The second principle of this American labor philosophy is this: the economic interest of employer and employee is a mutual prosperity. Their economic future is inseparable... The American worker strives for betterment not by destroying his employer and his employer's business, but by understanding his employer's problems of competition, prices, markets. And the American employer can never forget that, since mass production assumes a mass market, good wages and progressive employment practices for his employee are good business...

The Class Struggle Doctrine of Marx was the invention of a lonely refugee scribbling in a dark recess of the British Museum. He abhorred and detested the middle class...[L]abor relations will be managed best when worked out in honest negotiation between employers and unions, without Government's unwarranted interference.

More from President Eisenhower's December 5, 1955 speech here.

Saturday, March 5, 2011

Motto of an American

I am against unchecked, concentrated power in all forms and permutations. In other words, I am an American who understands the Constitution and Declaration of Independence.

Friday, March 4, 2011

California's Finances, a Retrospective

Below is a snippet from an old November 2009 LAO report--but boy, does it have amazing data. Here is one particularly juicy excerpt:

In General, the Legislature Retains Power Over the Budget. Some observers of the California budget process have asserted that—due to voter–approved propositions, federal law, and court decisions—the state’s budget is unmanageable and basically impossible to balance. In reality, however, the Legislature remains in control of the vast majority of state spending. This is particularly true over the longer term when there is enough time to allow major decisions by the Legislature to be fully implemented. Even in the shorter term, the Legislature generally holds a considerable degree of freedom to adjust state spending. Such decisions are often more restricted by the lack of political consensus as opposed to any structural budgetary constraint.
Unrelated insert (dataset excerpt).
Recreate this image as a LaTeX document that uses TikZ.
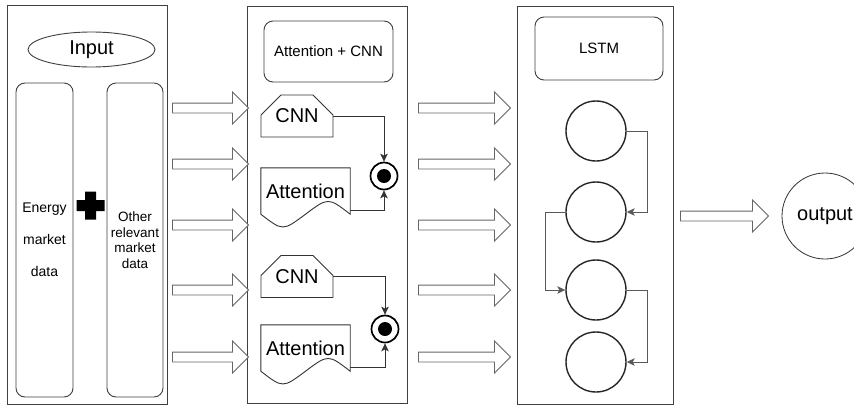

More here. Voters must realize that almost everything they read from CNN, Fox, or any major media outlet contains some element of bias. In contrast, all states have finance departments that will provide you with the (mostly) unvarnished truth. In California, we have the LAO. For the feds, we have the CBO. Turn off your television, and go forth and read.

Thursday, March 3, 2011

Emerson on Trade

Ralph Waldo Emerson, from his 1844 lecture, "The Young American":

Trade was the strong man that broke it [feudalism] down, and raised a new and unknown power in its place. It is a new agent in the world, and one of great function; it is a very intellectual force. This displaces physical strength, and installs computation, combination, information, science, in its room. It calls out all force of a certain kind that slumbered in the former dynasties...

Trade goes to make the governments insignificant, and to bring every kind of faculty of every individual that can in any manner serve any person, _on sale_. Instead of a huge Army and Navy, and Executive Departments, it converts Government into an Intelligence-Office, where every man may find what he wishes to buy, and expose what he has to sell, not only produce and manufactures, but art, skill, and intellectual and moral values. This is the good and this the evil of trade, that it would put everything into market, talent, beauty, virtue, and man himself...

The `opposition' papers, so called, are on the same side. They attack the great capitalist, but with the aim to make a capitalist of the poor man. The opposition is against those who have money, from those who wish to have money.


Isn't it fascinating to see the great transcendentalist speak so eloquently about trade?